-- Start Provided records --
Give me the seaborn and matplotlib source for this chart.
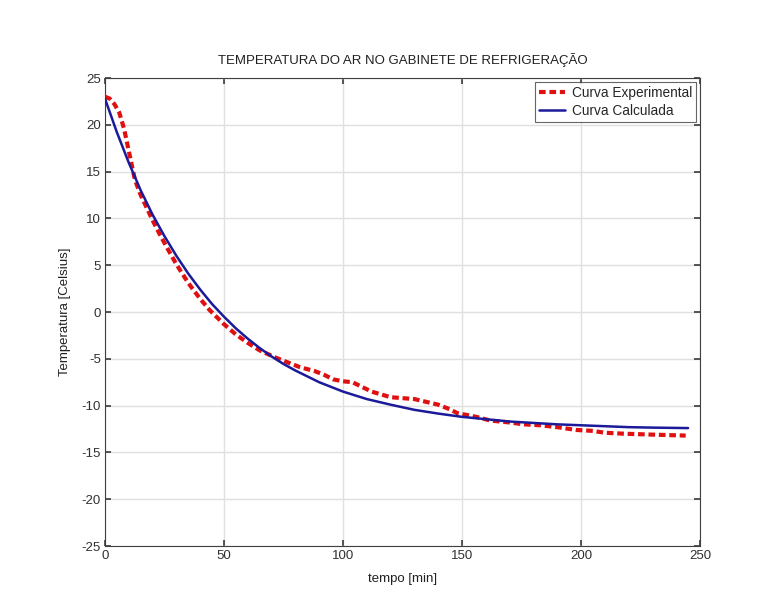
import matplotlib
matplotlib.use("Agg")
import matplotlib.pyplot as plt
import seaborn as sns
import pandas as pd

# Experimental curve
exp_t = [0, 2, 4, 6, 8, 10, 12.6, 15, 20, 23, 26, 30, 35, 40, 44, 50, 55, 60, 65, 72, 76,
         82, 88, 92, 96, 100, 104, 108, 112, 120, 125, 130, 135, 140, 145, 148, 152,
         156, 162, 170, 176, 183, 190, 198, 205, 210, 218, 230, 244]
exp_T = [23.0, 22.8, 22.2, 21.3, 19.6, 17.2, 14.1, 12.5, 9.8, 8.3, 6.9, 5.1, 3.1, 1.4, 0.2,
         -1.3, -2.4, -3.3, -4.1, -4.9, -5.3, -5.9, -6.3, -6.7, -7.2, -7.4, -7.5, -8.0,
         -8.5, -9.1, -9.2, -9.3, -9.6, -9.9, -10.4, -10.8, -11.0, -11.2, -11.6, -11.8,
         -12.0, -12.1, -12.3, -12.6, -12.7, -12.9, -13.0, -13.1, -13.2]

# Calculated curve
calc_t = [0, 5, 10, 15, 20, 25, 30, 35, 40, 45, 50, 55, 60, 65, 70, 75, 80, 90, 100,
          110, 120, 130, 140, 150, 160, 170, 180, 190, 200, 210, 220, 230, 245]
calc_T = [22.8, 19.2, 15.95, 13.0, 10.4, 8.1, 6.0, 4.1, 2.4, 0.85, -0.5, -1.75, -2.85,
          -3.85, -4.75, -5.55, -6.25, -7.5, -8.5, -9.3, -9.9, -10.45, -10.85, -11.2,
          -11.45, -11.7, -11.85, -12.0, -12.1, -12.2, -12.3, -12.35, -12.4]

x_ticks = [0, 50, 100, 150, 200, 250]
y_ticks = [-25, -20, -15, -10, -5, 0, 5, 10, 15, 20, 25]

sns.set_theme(style="whitegrid")
plt.rcParams['font.family'] = ['Liberation Sans', 'DejaVu Sans']
plt.rcParams['axes.unicode_minus'] = False

fig = plt.figure(figsize=(7.63, 5.97), dpi=100)
ax = fig.add_axes([0.1376, 0.0854, 0.7798, 0.7839])

df_exp = pd.DataFrame({"t": exp_t, "T": exp_T})
df_calc = pd.DataFrame({"t": calc_t, "T": calc_T})

sns.lineplot(data=df_exp, x="t", y="T", ax=ax, color="#e01010", lw=3.0,
             linestyle=(0, (1.6, 0.9)), label="Curva Experimental", zorder=3)
sns.lineplot(data=df_calc, x="t", y="T", ax=ax, color="#1a1a9a", lw=1.8,
             label="Curva Calculada", zorder=4)

ax.set_xlim(0, 250)
ax.set_ylim(-25, 25)
ax.set_xticks(x_ticks)
ax.set_yticks(y_ticks)
ax.tick_params(axis="both", labelsize=9.5, direction="in", length=4, color="#404040",
               pad=3, labelcolor="#303030", top=True, right=True,
               bottom=True, left=True)
ax.grid(True, color="#e0e0e0", lw=1.0)
for s in ax.spines.values():
    s.set_color("#404040")
    s.set_linewidth(0.8)
ax.set_facecolor("white")

ax.set_title("TEMPERATURA DO AR NO GABINETE DE REFRIGERAÇÃO", fontsize=9.5, pad=10, color="#202020")
ax.set_xlabel("tempo [min]", fontsize=9.5, labelpad=8, color="#202020")
ax.set_ylabel("Temperatura [Celsius]", fontsize=9.5, labelpad=7.5, color="#202020")

leg = ax.legend(loc="upper right", fontsize=9.8, frameon=True, fancybox=False,
                handlelength=1.9, borderaxespad=0.3, borderpad=0.3, labelspacing=0.25,
                handletextpad=0.5)
leg.get_frame().set_edgecolor("#404040")
leg.get_frame().set_linewidth(0.8)

fig.savefig("out.png", dpi=100, facecolor="white")
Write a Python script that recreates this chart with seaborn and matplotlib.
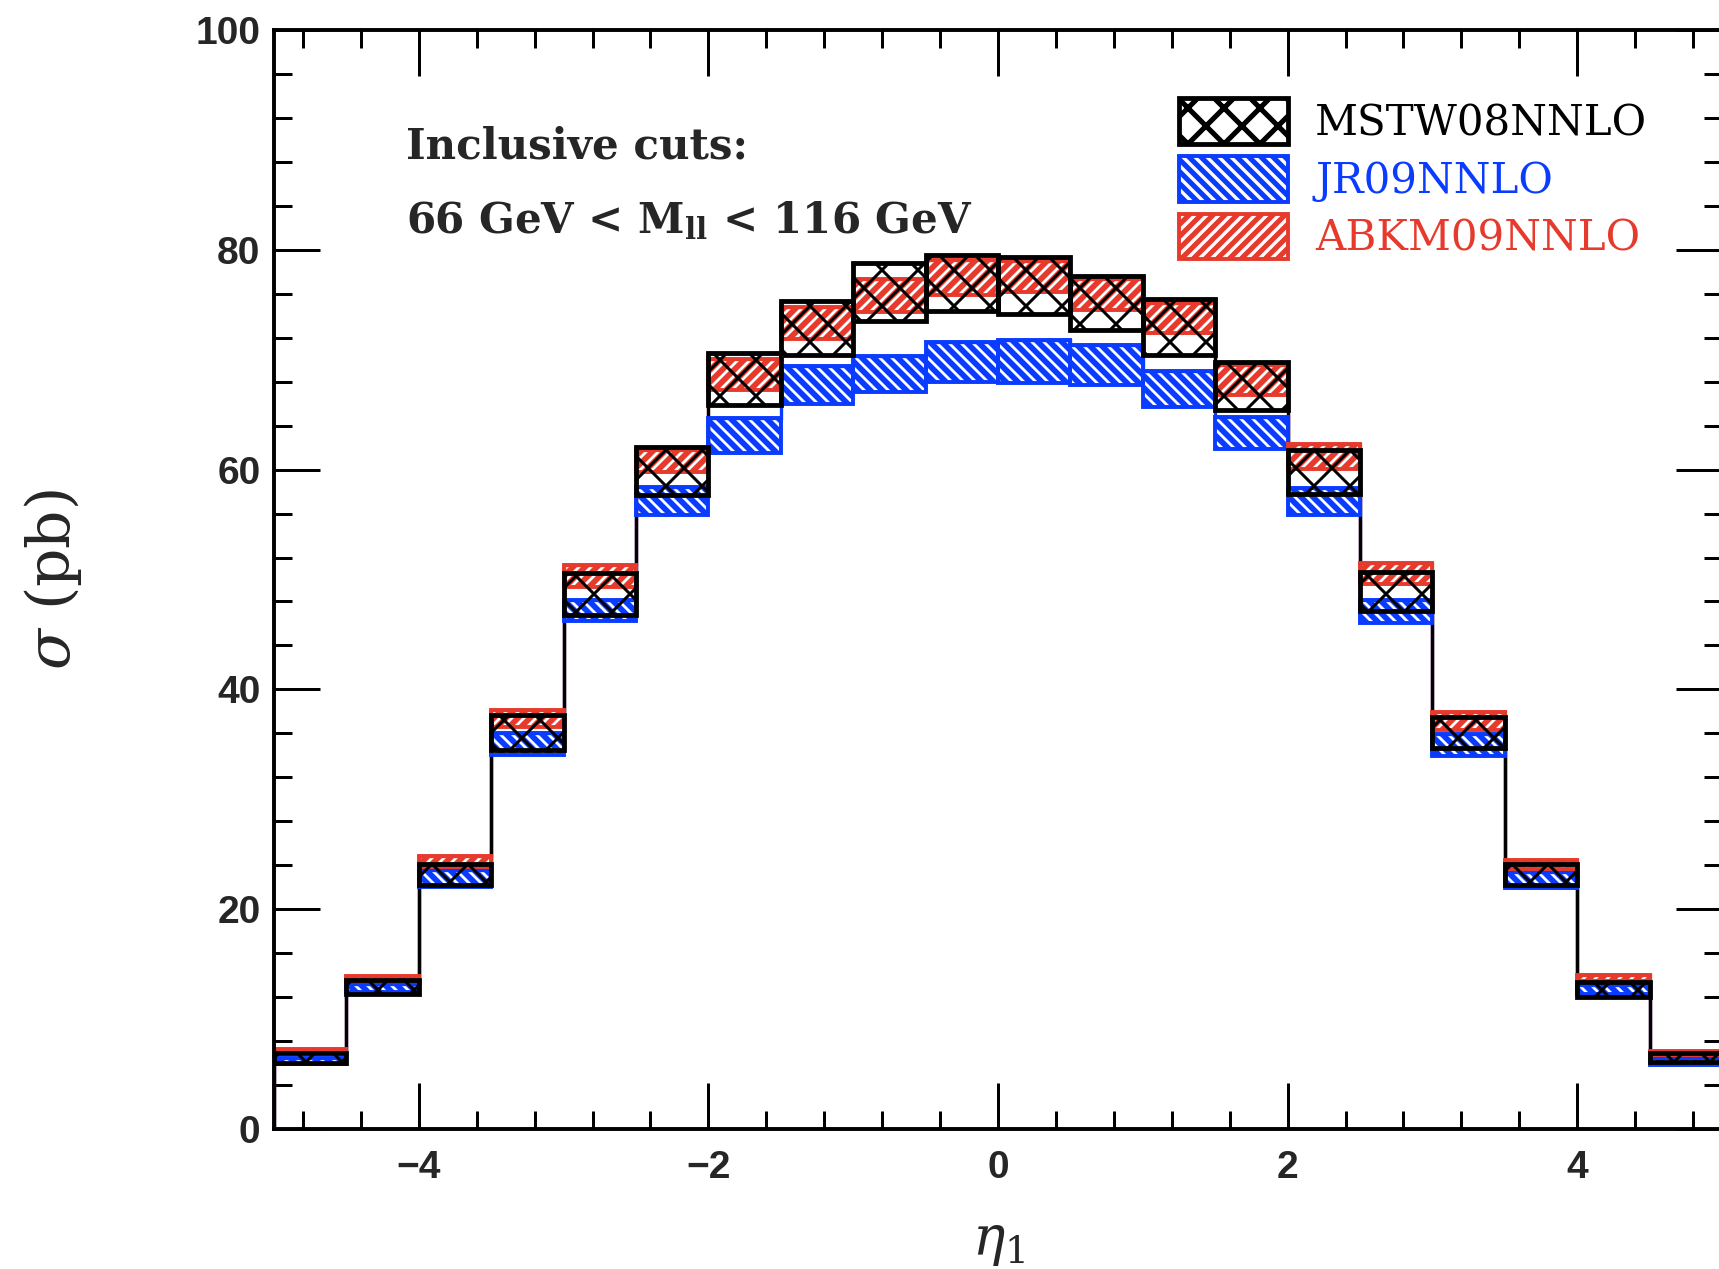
-- End Provided records --
• **Goal**:
Extract the lines exactly, please: the first line of the listing, the line with "import pandas as pd", and every line between them, but no pictures.

• **The response**:
Give me the seaborn and matplotlib source for this chart.
import matplotlib
matplotlib.use("Agg")
import matplotlib.pyplot as plt
import seaborn as sns
import pandas as pd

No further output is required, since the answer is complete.